** start **
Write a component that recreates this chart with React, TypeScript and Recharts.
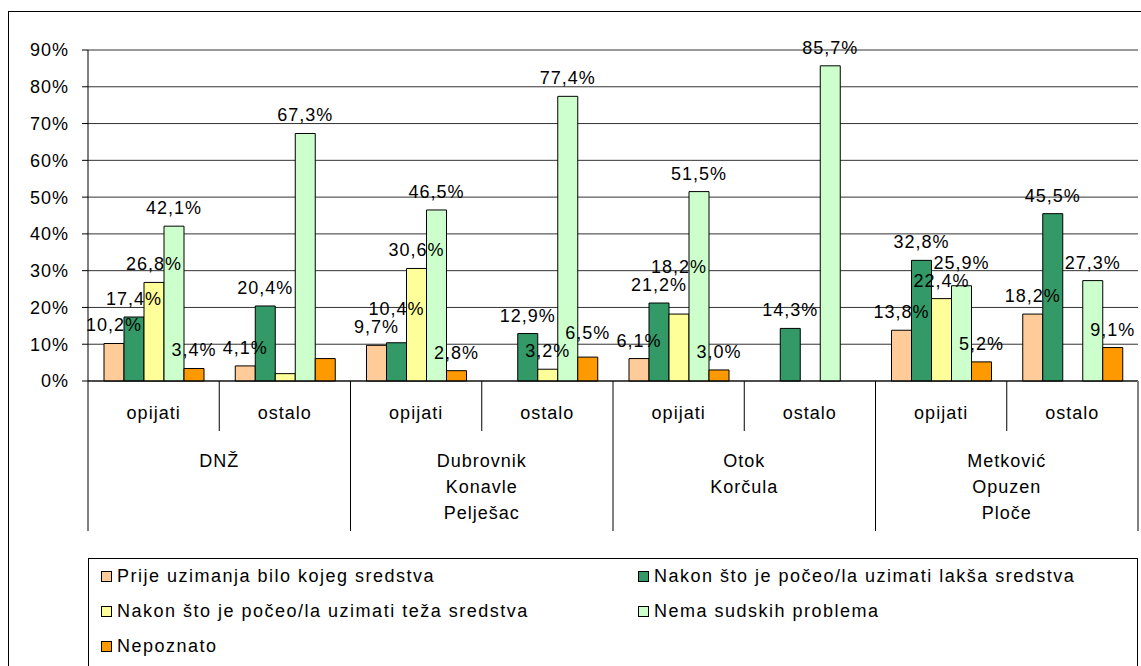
import React from "react";
import {
  BarChart,
  Bar,
  XAxis,
  YAxis,
  CartesianGrid,
  Legend,
  LabelList,
} from "recharts";

const FONT = "'Liberation Sans', Arial, sans-serif";

// sub-category under each bar group, and region labels (one per pair)
const subLabels = ["opijati", "ostalo", "opijati", "ostalo", "opijati", "ostalo", "opijati", "ostalo"];
const groupLabels = [
  ["DNŽ"],
  ["Dubrovnik", "Konavle", "Pelješac"],
  ["Otok", "Korčula"],
  ["Metković", "Opuzen", "Ploče"],
];

const seriesNames = [
  "Prije uzimanja bilo kojeg sredstva",
  "Nakon što je počeo/la uzimati lakša sredstva",
  "Nakon što je počeo/la uzimati teža sredstva",
  "Nema sudskih problema",
  "Nepoznato",
];
const seriesColors = ["#FFCC99", "#339966", "#FFFF99", "#CCFFCC", "#FF9900"];

const prije = [10.2, 4.1, 9.7, null, 6.1, null, 13.8, 18.2];
const laksa = [17.4, 20.4, 10.4, 12.9, 21.2, 14.3, 32.8, 45.5];
const teza = [26.8, 2.0, 30.6, 3.2, 18.2, null, 22.4, null];
const nema = [42.1, 67.3, 46.5, 77.4, 51.5, 85.7, 25.9, 27.3];
const nepoznato = [3.4, 6.1, 2.8, 6.5, 3.0, null, 5.2, 9.1];

// labels that are not shown in the original: [category index, series index]
const hiddenLabels = [
  [1, 2],
  [1, 4],
];

const yTicks = [0, 10, 20, 30, 40, 50, 60, 70, 80, 90];

const allSeries = [prije, laksa, teza, nema, nepoznato];

const data = subLabels.map((sub, i) => {
  const row: Record<string, any> = { name: `${sub}-${i}`, sub };
  allSeries.forEach((s, k) => {
    row[`s${k}`] = s[i];
  });
  return row;
});

const W = 1141;
const H = 666;
const LEFT = 88;
const RIGHT = 3;
const HALF_BAND = (W - LEFT - RIGHT) / subLabels.length / 2;
const LABEL_GAP = 12;
const LABEL_H = 16;

function fmt(v: number) {
  return v.toFixed(1).replace(".", ",") + "%";
}

function isHidden(i: number, k: number) {
  return hiddenLabels.some(([ci, sk]) => ci === i && sk === k);
}

// category of a bar, from where the library put it
function categoryOf(x: number) {
  return Math.floor((x - LEFT) / (2 * HALF_BAND));
}

// lay out the labels of one category left to right, lifting a label
// above an earlier one when they would collide
function labelBaseline(k: number, idx: number, props: any) {
  const { x, y, width, height, value } = props;
  const unit = height / value;
  const baseY = y + height;
  const placed: { cx: number; w: number; b: number }[] = [];
  let mine = y - LABEL_GAP;
  for (let j = 0; j <= k; j++) {
    const v = allSeries[j][idx];
    if (v == null || isHidden(idx, j)) continue;
    const cx = x + width / 2 + (j - k) * width;
    const w = fmt(v).length * 11;
    let b = baseY - v * unit - LABEL_GAP;
    let moved = true;
    while (moved) {
      moved = false;
      for (const p of placed) {
        const hOver = Math.abs(p.cx - cx) < (p.w + w) / 2;
        const vOver = Math.min(b, p.b) - Math.max(b - LABEL_H, p.b - LABEL_H) > 2;
        if (hOver && vOver) {
          b = p.b - LABEL_H - 2;
          moved = true;
        }
      }
    }
    placed.push({ cx, w, b });
    if (j === k) mine = b;
  }
  return mine;
}

function CategoryTick(props: any) {
  const { x, y, payload } = props;
  const i = payload.index;
  const even = i % 2 === 0;
  const group = groupLabels[Math.floor(i / 2)];
  return (
    <g>
      <text
        x={x}
        y={y + 38}
        textAnchor="middle"
        fontSize={18}
        letterSpacing={1}
        fill="#000"
        fontFamily={FONT}
      >
        {subLabels[i]}
      </text>
      {even && (
        <line x1={x + HALF_BAND} x2={x + HALF_BAND} y1={y} y2={y + 50} stroke="#000" />
      )}
      {even && (
        <line x1={x - HALF_BAND} x2={x - HALF_BAND} y1={y} y2={y + 150} stroke="#000" />
      )}
      {i === subLabels.length - 1 && (
        <line x1={x + HALF_BAND} x2={x + HALF_BAND} y1={y} y2={y + 150} stroke="#808080" strokeWidth={2} />
      )}
      {even &&
        group.map((line, k) => (
          <text
            key={k}
            x={x + HALF_BAND}
            y={y + 86 + k * 26}
            textAnchor="middle"
            fontSize={18}
            letterSpacing={1}
            fill="#000"
            fontFamily={FONT}
          >
            {line}
          </text>
        ))}
    </g>
  );
}

function makeLabel(k: number) {
  return (props: any) => {
    const { x, width, value } = props;
    if (value == null || !value) return null;
    const idx = categoryOf(x + width / 2);
    if (isHidden(idx, k)) return null;
    return (
      <text
        x={x + width / 2}
        y={labelBaseline(k, idx, props)}
        textAnchor="middle"
        fontSize={18}
        letterSpacing={1}
        fill="#000"
        fontFamily={FONT}
      >
        {fmt(value)}
      </text>
    );
  };
}

function LegendBox() {
  return (
    <div
      style={{
        width: 1050,
        height: 120,
        border: "1px solid #000",
        boxSizing: "border-box",
        position: "relative",
        fontFamily: FONT,
        fontSize: 18,
        letterSpacing: 1.5,
        color: "#000",
      }}
    >
      {seriesNames.map((name, k) => (
        <div
          key={name}
          style={{
            position: "absolute",
            left: k % 2 === 0 ? 12 : 549,
            top: 6 + Math.floor(k / 2) * 35,
            height: 22,
            display: "flex",
            alignItems: "center",
            whiteSpace: "nowrap",
          }}
        >
          <span
            style={{
              display: "inline-block",
              width: 9,
              height: 9,
              border: "1px solid #000",
              background: seriesColors[k],
              marginRight: 5,
            }}
          />
          {name}
        </div>
      ))}
    </div>
  );
}

export default function App() {
  return (
    <div
      style={{
        position: "absolute",
        left: 0,
        top: 0,
        width: W,
        height: H,
        overflow: "hidden",
        background: "#fff",
        fontFamily: FONT,
      }}
    >
      <div
        style={{
          position: "absolute",
          left: 8,
          top: 11,
          width: 1200,
          height: 700,
          border: "1px solid #000",
        }}
      />
      <div style={{ position: "absolute", left: 0, top: 0 }}>
        <BarChart
          width={W}
          height={H}
          data={data}
          margin={{ top: 50, right: RIGHT, left: 8, bottom: 15 }}
          barGap={0}
          barSize={20}
        >
          <CartesianGrid vertical={false} stroke="#333" />
          <YAxis
            domain={[0, 90]}
            ticks={yTicks}
            tickFormatter={(v) => `${v}%`}
            width={80}
            tickSize={6}
            tickMargin={13}
            axisLine={{ stroke: "#000" }}
            tickLine={{ stroke: "#000" }}
            tick={{ fontSize: 18, fill: "#000", fontFamily: FONT, letterSpacing: 1 }}
            interval={0}
          />
          <YAxis
            yAxisId="right"
            orientation="right"
            width={0}
            tick={false}
            tickLine={false}
            axisLine={{ stroke: "#808080", strokeWidth: 2 }}
          />
          <XAxis
            dataKey="name"
            height={150}
            interval={0}
            tickSize={0}
            tickMargin={0}
            axisLine={{ stroke: "#000" }}
            tickLine={false}
            tick={<CategoryTick />}
          />
          <Legend
            content={() => <LegendBox />}
            wrapperStyle={{ top: 558, left: 88, width: 1050, height: 120 }}
          />
          {seriesNames.map((name, k) => (
            <Bar
              key={name}
              name={name}
              dataKey={`s${k}`}
              fill={seriesColors[k]}
              stroke="#000"
              strokeWidth={1}
              isAnimationActive={false}
            >
              <LabelList dataKey={`s${k}`} content={makeLabel(k)} />
            </Bar>
          ))}
        </BarChart>
      </div>
    </div>
  );
}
** end **
:: SET TASK ::
Output the material word for word, omitting its pictures.

:: ANSWER TO THIS TASK ::
Write a component that recreates this chart with React, TypeScript and Recharts.
import React from "react";
import {
  BarChart,
  Bar,
  XAxis,
  YAxis,
  CartesianGrid,
  Legend,
  LabelList,
} from "recharts";

const FONT = "'Liberation Sans', Arial, sans-serif";

// sub-category under each bar group, and region labels (one per pair)
const subLabels = ["opijati", "ostalo", "opijati", "ostalo", "opijati", "ostalo", "opijati", "ostalo"];
const groupLabels = [
  ["DNŽ"],
  ["Dubrovnik", "Konavle", "Pelješac"],
  ["Otok", "Korčula"],
  ["Metković", "Opuzen", "Ploče"],
];

const seriesNames = [
  "Prije uzimanja bilo kojeg sredstva",
  "Nakon što je počeo/la uzimati lakša sredstva",
  "Nakon što je počeo/la uzimati teža sredstva",
  "Nema sudskih problema",
  "Nepoznato",
];
const seriesColors = ["#FFCC99", "#339966", "#FFFF99", "#CCFFCC", "#FF9900"];

const prije = [10.2, 4.1, 9.7, null, 6.1, null, 13.8, 18.2];
const laksa = [17.4, 20.4, 10.4, 12.9, 21.2, 14.3, 32.8, 45.5];
const teza = [26.8, 2.0, 30.6, 3.2, 18.2, null, 22.4, null];
const nema = [42.1, 67.3, 46.5, 77.4, 51.5, 85.7, 25.9, 27.3];
const nepoznato = [3.4, 6.1, 2.8, 6.5, 3.0, null, 5.2, 9.1];

// labels that are not shown in the original: [category index, series index]
const hiddenLabels = [
  [1, 2],
  [1, 4],
];

const yTicks = [0, 10, 20, 30, 40, 50, 60, 70, 80, 90];

const allSeries = [prije, laksa, teza, nema, nepoznato];

const data = subLabels.map((sub, i) => {
  const row: Record<string, any> = { name: `${sub}-${i}`, sub };
  allSeries.forEach((s, k) => {
    row[`s${k}`] = s[i];
  });
  return row;
});

const W = 1141;
const H = 666;
const LEFT = 88;
const RIGHT = 3;
const HALF_BAND = (W - LEFT - RIGHT) / subLabels.length / 2;
const LABEL_GAP = 12;
const LABEL_H = 16;

function fmt(v: number) {
  return v.toFixed(1).replace(".", ",") + "%";
}

function isHidden(i: number, k: number) {
  return hiddenLabels.some(([ci, sk]) => ci === i && sk === k);
}

// category of a bar, from where the library put it
function categoryOf(x: number) {
  return Math.floor((x - LEFT) / (2 * HALF_BAND));
}

// lay out the labels of one category left to right, lifting a label
// above an earlier one when they would collide
function labelBaseline(k: number, idx: number, props: any) {
  const { x, y, width, height, value } = props;
  const unit = height / value;
  const baseY = y + height;
  const placed: { cx: number; w: number; b: number }[] = [];
  let mine = y - LABEL_GAP;
  for (let j = 0; j <= k; j++) {
    const v = allSeries[j][idx];
    if (v == null || isHidden(idx, j)) continue;
    const cx = x + width / 2 + (j - k) * width;
    const w = fmt(v).length * 11;
    let b = baseY - v * unit - LABEL_GAP;
    let moved = true;
    while (moved) {
      moved = false;
      for (const p of placed) {
        const hOver = Math.abs(p.cx - cx) < (p.w + w) / 2;
        const vOver = Math.min(b, p.b) - Math.max(b - LABEL_H, p.b - LABEL_H) > 2;
        if (hOver && vOver) {
          b = p.b - LABEL_H - 2;
          moved = true;
        }
      }
    }
    placed.push({ cx, w, b });
    if (j === k) mine = b;
  }
  return mine;
}

function CategoryTick(props: any) {
  const { x, y, payload } = props;
  const i = payload.index;
  const even = i % 2 === 0;
  const group = groupLabels[Math.floor(i / 2)];
  return (
    <g>
      <text
        x={x}
        y={y + 38}
        textAnchor="middle"
        fontSize={18}
        letterSpacing={1}
        fill="#000"
        fontFamily={FONT}
      >
        {subLabels[i]}
      </text>
      {even && (
        <line x1={x + HALF_BAND} x2={x + HALF_BAND} y1={y} y2={y + 50} stroke="#000" />
      )}
      {even && (
        <line x1={x - HALF_BAND} x2={x - HALF_BAND} y1={y} y2={y + 150} stroke="#000" />
      )}
      {i === subLabels.length - 1 && (
        <line x1={x + HALF_BAND} x2={x + HALF_BAND} y1={y} y2={y + 150} stroke="#808080" strokeWidth={2} />
      )}
      {even &&
        group.map((line, k) => (
          <text
            key={k}
            x={x + HALF_BAND}
            y={y + 86 + k * 26}
            textAnchor="middle"
            fontSize={18}
            letterSpacing={1}
            fill="#000"
            fontFamily={FONT}
          >
            {line}
          </text>
        ))}
    </g>
  );
}

function makeLabel(k: number) {
  return (props: any) => {
    const { x, width, value } = props;
    if (value == null || !value) return null;
    const idx = categoryOf(x + width / 2);
    if (isHidden(idx, k)) return null;
    return (
      <text
        x={x + width / 2}
        y={labelBaseline(k, idx, props)}
        textAnchor="middle"
        fontSize={18}
        letterSpacing={1}
        fill="#000"
        fontFamily={FONT}
      >
        {fmt(value)}
      </text>
    );
  };
}

function LegendBox() {
  return (
    <div
      style={{
        width: 1050,
        height: 120,
        border: "1px solid #000",
        boxSizing: "border-box",
        position: "relative",
        fontFamily: FONT,
        fontSize: 18,
        letterSpacing: 1.5,
        color: "#000",
      }}
    >
      {seriesNames.map((name, k) => (
        <div
          key={name}
          style={{
            position: "absolute",
            left: k % 2 === 0 ? 12 : 549,
            top: 6 + Math.floor(k / 2) * 35,
            height: 22,
            display: "flex",
            alignItems: "center",
            whiteSpace: "nowrap",
          }}
        >
          <span
            style={{
              display: "inline-block",
              width: 9,
              height: 9,
              border: "1px solid #000",
              background: seriesColors[k],
              marginRight: 5,
            }}
          />
          {name}
        </div>
      ))}
    </div>
  );
}

export default function App() {
  return (
    <div
      style={{
        position: "absolute",
        left: 0,
        top: 0,
        width: W,
        height: H,
        overflow: "hidden",
        background: "#fff",
        fontFamily: FONT,
      }}
    >
      <div
        style={{
          position: "absolute",
          left: 8,
          top: 11,
          width: 1200,
          height: 700,
          border: "1px solid #000",
        }}
      />
      <div style={{ position: "absolute", left: 0, top: 0 }}>
        <BarChart
          width={W}
          height={H}
          data={data}
          margin={{ top: 50, right: RIGHT, left: 8, bottom: 15 }}
          barGap={0}
          barSize={20}
        >
          <CartesianGrid vertical={false} stroke="#333" />
          <YAxis
            domain={[0, 90]}
            ticks={yTicks}
            tickFormatter={(v) => `${v}%`}
            width={80}
            tickSize={6}
            tickMargin={13}
            axisLine={{ stroke: "#000" }}
            tickLine={{ stroke: "#000" }}
            tick={{ fontSize: 18, fill: "#000", fontFamily: FONT, letterSpacing: 1 }}
            interval={0}
          />
          <YAxis
            yAxisId="right"
            orientation="right"
            width={0}
            tick={false}
            tickLine={false}
            axisLine={{ stroke: "#808080", strokeWidth: 2 }}
          />
          <XAxis
            dataKey="name"
            height={150}
            interval={0}
            tickSize={0}
            tickMargin={0}
            axisLine={{ stroke: "#000" }}
            tickLine={false}
            tick={<CategoryTick />}
          />
          <Legend
            content={() => <LegendBox />}
            wrapperStyle={{ top: 558, left: 88, width: 1050, height: 120 }}
          />
          {seriesNames.map((name, k) => (
            <Bar
              key={name}
              name={name}
              dataKey={`s${k}`}
              fill={seriesColors[k]}
              stroke="#000"
              strokeWidth={1}
              isAnimationActive={false}
            >
              <LabelList dataKey={`s${k}`} content={makeLabel(k)} />
            </Bar>
          ))}
        </BarChart>
      </div>
    </div>
  );
}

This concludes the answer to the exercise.